* Set task
Using the listing below, extract each line that has the word "matplotlib" in it.

* start Given records *

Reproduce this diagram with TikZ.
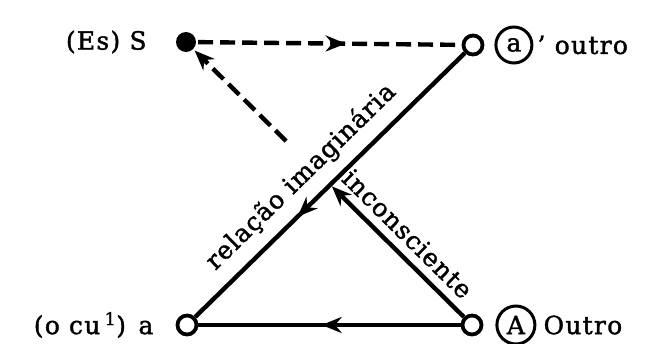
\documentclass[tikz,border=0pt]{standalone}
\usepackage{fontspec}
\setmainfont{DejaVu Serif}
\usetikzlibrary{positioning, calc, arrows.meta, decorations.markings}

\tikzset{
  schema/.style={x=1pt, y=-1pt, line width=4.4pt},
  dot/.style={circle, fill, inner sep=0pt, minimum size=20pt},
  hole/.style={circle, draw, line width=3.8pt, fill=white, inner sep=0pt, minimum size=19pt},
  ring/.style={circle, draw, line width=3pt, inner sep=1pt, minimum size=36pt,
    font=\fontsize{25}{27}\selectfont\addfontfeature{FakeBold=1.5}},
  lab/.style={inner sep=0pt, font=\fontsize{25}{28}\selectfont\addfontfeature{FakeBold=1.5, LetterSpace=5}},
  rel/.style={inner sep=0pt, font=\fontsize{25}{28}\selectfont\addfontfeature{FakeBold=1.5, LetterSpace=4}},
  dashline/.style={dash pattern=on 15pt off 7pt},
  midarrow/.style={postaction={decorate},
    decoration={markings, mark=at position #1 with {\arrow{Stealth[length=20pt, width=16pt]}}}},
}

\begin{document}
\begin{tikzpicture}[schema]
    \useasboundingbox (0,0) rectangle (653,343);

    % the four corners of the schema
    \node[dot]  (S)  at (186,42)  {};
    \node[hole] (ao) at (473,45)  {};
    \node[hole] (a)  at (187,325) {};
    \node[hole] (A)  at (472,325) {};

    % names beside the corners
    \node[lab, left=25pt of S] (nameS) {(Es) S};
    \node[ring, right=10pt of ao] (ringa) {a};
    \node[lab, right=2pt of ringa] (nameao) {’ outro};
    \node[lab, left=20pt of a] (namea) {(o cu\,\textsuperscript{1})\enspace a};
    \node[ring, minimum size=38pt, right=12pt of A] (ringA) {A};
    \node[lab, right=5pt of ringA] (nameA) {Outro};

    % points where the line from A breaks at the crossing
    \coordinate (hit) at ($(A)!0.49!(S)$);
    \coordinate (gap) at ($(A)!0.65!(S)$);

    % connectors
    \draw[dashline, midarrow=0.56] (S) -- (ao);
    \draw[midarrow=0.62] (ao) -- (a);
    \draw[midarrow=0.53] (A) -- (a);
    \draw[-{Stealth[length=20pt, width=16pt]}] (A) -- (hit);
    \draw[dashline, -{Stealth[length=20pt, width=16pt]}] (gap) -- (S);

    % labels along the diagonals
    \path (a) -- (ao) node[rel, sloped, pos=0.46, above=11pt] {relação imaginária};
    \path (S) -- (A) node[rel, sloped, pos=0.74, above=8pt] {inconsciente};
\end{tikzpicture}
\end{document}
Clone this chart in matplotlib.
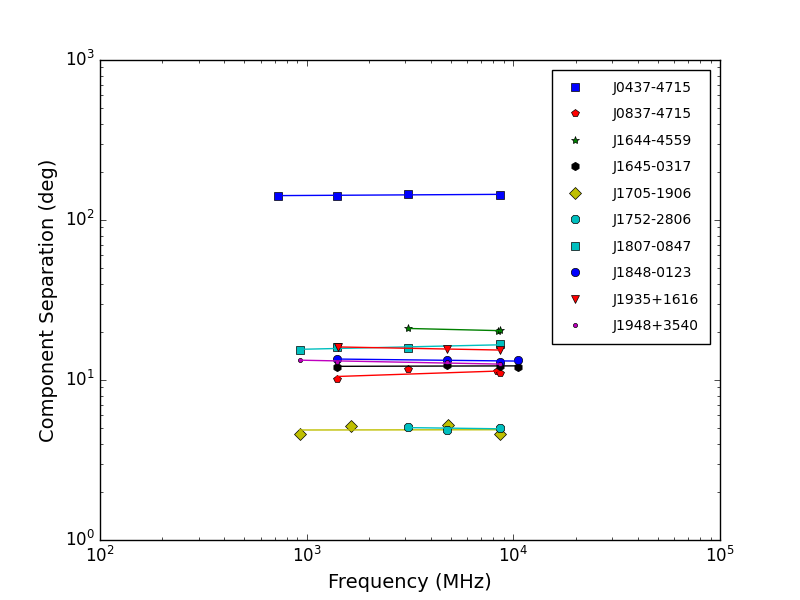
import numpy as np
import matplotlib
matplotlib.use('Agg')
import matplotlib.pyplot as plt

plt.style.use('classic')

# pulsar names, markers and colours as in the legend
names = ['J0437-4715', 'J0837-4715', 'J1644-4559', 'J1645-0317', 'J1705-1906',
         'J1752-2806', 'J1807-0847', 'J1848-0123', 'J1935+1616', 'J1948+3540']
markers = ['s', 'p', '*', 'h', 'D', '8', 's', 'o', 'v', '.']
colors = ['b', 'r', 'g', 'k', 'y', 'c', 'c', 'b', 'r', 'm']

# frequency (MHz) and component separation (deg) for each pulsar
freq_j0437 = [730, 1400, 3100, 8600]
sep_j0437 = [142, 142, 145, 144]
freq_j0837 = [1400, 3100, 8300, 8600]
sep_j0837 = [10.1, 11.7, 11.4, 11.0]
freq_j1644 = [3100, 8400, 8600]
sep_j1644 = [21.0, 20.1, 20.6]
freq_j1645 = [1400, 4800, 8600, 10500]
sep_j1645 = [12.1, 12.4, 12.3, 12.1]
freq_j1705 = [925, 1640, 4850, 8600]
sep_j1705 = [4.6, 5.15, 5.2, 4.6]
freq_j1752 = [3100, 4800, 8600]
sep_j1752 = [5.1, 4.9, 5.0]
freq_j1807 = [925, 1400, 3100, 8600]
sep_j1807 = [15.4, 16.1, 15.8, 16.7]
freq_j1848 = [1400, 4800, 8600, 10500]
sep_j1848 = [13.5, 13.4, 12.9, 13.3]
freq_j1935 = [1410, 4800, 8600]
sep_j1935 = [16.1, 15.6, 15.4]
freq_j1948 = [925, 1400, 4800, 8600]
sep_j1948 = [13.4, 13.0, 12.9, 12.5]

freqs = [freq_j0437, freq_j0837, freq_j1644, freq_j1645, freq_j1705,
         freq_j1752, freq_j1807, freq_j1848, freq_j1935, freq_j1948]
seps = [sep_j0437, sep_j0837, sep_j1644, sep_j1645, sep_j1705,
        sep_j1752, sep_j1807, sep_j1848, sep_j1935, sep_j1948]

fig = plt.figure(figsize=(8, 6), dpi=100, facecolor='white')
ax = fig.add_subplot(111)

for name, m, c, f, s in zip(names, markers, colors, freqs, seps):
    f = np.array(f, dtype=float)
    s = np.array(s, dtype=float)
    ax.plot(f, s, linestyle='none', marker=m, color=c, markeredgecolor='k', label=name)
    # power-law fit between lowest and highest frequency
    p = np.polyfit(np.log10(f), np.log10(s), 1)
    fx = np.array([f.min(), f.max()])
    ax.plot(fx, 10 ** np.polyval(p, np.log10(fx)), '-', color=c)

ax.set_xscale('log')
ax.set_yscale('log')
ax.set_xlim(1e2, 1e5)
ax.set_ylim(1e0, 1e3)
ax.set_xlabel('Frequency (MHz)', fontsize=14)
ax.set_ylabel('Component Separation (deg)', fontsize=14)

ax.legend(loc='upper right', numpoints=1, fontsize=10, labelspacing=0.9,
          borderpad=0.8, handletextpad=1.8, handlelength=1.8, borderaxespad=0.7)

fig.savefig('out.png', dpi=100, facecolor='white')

* end Given records *

* Reply
Clone this chart in matplotlib.
import matplotlib
matplotlib.use('Agg')
import matplotlib.pyplot as plt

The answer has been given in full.